■ **PROBLEM DESCRIPTION**
From the listing below, extract every line in which the word "document" appears.

■ **SUPPLIED DATA**
-------

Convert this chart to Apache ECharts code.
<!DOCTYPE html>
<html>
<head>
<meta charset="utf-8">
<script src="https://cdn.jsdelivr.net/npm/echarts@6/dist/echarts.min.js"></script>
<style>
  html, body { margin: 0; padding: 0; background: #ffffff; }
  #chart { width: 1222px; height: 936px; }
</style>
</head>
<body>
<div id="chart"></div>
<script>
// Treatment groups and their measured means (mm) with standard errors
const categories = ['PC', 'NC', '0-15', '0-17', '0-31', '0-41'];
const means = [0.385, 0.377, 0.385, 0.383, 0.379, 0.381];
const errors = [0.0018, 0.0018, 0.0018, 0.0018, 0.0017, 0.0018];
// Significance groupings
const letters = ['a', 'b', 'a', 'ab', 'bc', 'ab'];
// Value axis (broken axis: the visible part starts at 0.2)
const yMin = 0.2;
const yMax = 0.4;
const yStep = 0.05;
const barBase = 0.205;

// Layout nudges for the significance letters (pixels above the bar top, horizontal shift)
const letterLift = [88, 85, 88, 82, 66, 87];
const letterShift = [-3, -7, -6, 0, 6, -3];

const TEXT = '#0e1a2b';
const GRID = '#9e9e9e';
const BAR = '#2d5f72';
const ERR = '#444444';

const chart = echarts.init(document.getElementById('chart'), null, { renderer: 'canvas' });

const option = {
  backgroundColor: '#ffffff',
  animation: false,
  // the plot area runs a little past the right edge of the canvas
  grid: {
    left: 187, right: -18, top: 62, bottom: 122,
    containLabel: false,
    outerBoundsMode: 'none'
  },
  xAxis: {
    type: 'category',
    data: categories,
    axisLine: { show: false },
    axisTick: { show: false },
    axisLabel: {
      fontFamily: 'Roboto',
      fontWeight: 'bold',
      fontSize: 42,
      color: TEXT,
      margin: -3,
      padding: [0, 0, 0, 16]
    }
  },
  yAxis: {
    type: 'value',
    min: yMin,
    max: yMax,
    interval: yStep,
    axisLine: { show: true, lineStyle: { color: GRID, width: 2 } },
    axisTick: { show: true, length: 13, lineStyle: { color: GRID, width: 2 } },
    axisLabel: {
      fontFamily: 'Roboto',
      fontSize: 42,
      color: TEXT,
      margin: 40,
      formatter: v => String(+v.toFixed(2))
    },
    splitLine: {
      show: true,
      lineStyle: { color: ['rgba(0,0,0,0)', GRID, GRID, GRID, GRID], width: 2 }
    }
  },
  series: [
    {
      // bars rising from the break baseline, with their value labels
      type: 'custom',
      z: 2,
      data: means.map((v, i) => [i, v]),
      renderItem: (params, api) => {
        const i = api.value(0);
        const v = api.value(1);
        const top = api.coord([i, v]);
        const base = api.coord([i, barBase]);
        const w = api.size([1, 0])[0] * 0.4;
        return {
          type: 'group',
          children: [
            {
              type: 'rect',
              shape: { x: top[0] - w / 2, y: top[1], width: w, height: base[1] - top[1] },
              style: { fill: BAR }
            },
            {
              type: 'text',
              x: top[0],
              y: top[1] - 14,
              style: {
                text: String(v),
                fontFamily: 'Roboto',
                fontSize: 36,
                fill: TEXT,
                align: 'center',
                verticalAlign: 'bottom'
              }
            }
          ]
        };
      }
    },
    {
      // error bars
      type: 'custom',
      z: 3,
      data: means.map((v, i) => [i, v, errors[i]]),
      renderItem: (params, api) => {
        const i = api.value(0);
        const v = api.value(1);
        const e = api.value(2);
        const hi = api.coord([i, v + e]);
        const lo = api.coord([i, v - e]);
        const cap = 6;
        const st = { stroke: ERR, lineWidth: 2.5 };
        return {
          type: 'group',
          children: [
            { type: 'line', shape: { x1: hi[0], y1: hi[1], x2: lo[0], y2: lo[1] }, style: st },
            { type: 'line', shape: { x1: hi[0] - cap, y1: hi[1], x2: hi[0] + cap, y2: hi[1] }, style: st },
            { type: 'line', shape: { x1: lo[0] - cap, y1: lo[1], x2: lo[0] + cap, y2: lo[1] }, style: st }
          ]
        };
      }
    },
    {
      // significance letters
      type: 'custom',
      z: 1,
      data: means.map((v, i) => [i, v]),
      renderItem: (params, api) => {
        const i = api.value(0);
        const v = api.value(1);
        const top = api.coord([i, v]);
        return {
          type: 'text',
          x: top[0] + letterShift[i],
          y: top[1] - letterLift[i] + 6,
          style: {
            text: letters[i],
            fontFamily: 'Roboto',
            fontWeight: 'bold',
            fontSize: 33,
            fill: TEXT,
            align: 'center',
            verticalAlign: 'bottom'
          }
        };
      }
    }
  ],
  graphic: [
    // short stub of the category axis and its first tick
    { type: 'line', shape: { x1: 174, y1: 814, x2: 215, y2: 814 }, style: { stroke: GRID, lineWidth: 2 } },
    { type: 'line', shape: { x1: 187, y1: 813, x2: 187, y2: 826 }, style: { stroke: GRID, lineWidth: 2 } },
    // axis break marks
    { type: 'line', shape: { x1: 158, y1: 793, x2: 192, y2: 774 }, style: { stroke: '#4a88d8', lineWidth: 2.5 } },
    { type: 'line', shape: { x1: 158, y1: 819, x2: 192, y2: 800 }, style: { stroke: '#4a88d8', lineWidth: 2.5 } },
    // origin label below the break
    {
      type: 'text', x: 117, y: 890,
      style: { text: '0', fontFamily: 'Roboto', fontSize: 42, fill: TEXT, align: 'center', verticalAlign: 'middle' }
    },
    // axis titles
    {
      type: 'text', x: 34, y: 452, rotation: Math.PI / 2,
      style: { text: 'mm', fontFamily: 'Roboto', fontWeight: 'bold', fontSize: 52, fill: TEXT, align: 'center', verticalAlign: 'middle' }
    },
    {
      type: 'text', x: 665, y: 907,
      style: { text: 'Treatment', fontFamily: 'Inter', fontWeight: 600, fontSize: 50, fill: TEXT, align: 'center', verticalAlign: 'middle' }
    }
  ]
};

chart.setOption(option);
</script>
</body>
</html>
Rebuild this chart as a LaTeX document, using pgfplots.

-------

■ **ANSWER TO THIS PROBLEM**
const chart = echarts.init(document.getElementById('chart'), null, { renderer: 'canvas' });
Rebuild this chart as a LaTeX document, using pgfplots.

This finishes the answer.